St. Martin-in-the-Fields Episcopal Church has two new stained glass windows offered, created and installed by parish member Gil Kleinwechter. The windows were installed for Pentecost and dedicated on Sunday, June 15, 2014, with this prayer:

O Lord God, the whole world is filled with the radiance of your glory: accept our offering of these stained glass windows which we now dedicate to you for the adornment of this place and the inspiration of your people. Grant that as the light shines through in its many colors, so our lives may show forth the beauty of your manifold gifts of grace; through Jesus Christ our Lord. Amen.

The story of the glass

Gil tells this story of the glass: “When in middle school, my daughter and I took a couple of stained glass classes at Hobby Lobby, and we learned basic techniques together. I watched my daughter create an amazing small stained glass piece for St. Martin’s Lenten Stations of the Cross art project in 2010. We brainstormed, “What if we made some large pieces for St. Martin?” and considered that the west windows on the church would have the most impact. We measured them, and talked to stained glass pros about what techniques to use and how to suspend large pieces. Then our family got busy with two kids in high school, so it was just an idea for many years.
In spring of 2013, St. Martin’s education director Corrie Cabes was organizing the Unbroken Circle, a fine arts gallery inviting participants from across the diocese, I got the stained glass bug again and created the first piece. The Unbroken Circle featured art from each liturgical season, and I chose Pentecost.  I sketched out my design and plan and ran it by our clergy, Father Jim Reynolds and Mother Amy Haynie, and got their thumbs-up that the symbolism was sound.
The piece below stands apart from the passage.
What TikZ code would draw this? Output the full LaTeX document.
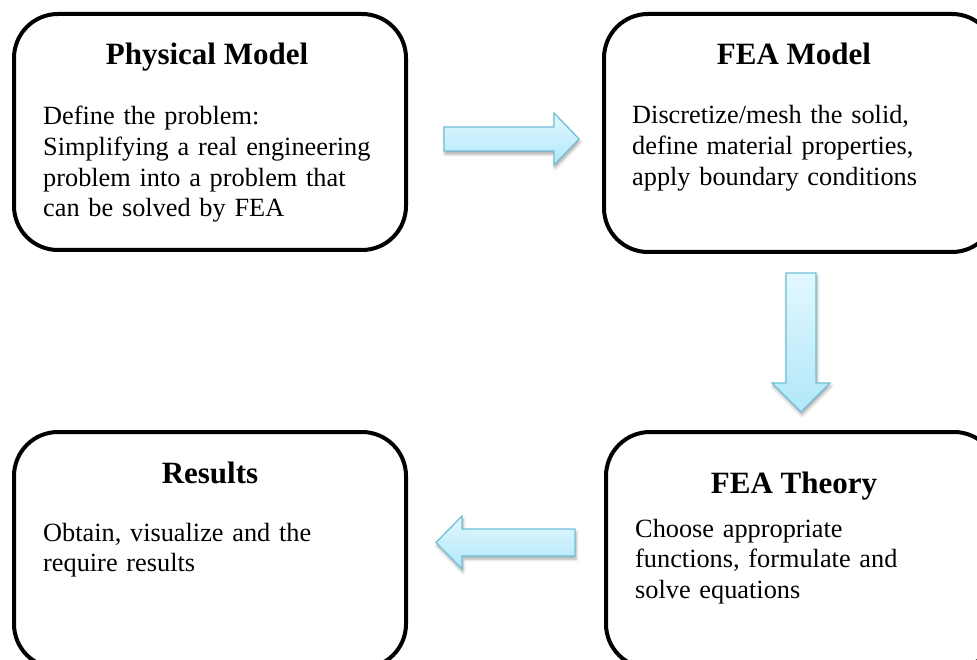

I finished the first piece, a dove descending from heaven to earth, at the May 2013 gallery held at St. Elisabeth’s Episcopal Church in Fort Worth.
I had been considering what to do as the second piece, because I definitely wanted a “sister” piece that would look natural and cohesive beside the first, and to continue telling a story of God’s love. My wife saw an appealing picture of a cross with rays radiating from it on Pinterest, and that idea seemed a good fit with the story I had in my mind anyway – of Jesus, on the cross, bringing salvation to the world, bridging heaven and earth for us, filling the world with his glory. I ran that by Father Mike Wallens and Mother Amy Haynie, and this year I eventually got the second piece built. Then I had to make the frames, using the basic woodworking I learned from my father. ”
The stained glass work is rich in color to symbolize that Christ’s love is for all people and that all are welcome at St. Martin.  When asked about the depiction of Earth in the windows, Gil offered, “Yes, one could interpret the amorphous shapes as Pangea. The Episcopal Church has affirmed the compatibility of science and faith.”
Glenda Morehead is one of the many at St. Martin-in-the-Fields who appreciates the transformation the windows have brought. “The windows have gone from being a real problem, with the west sun baking through mini-blinds and bleaching the carpet, to being things of beauty and inspiration.”
Gil said, “I am humbled by the reaction of people at church. I ask each of you to consider what you can do at St. Martin-in-the-Fields.”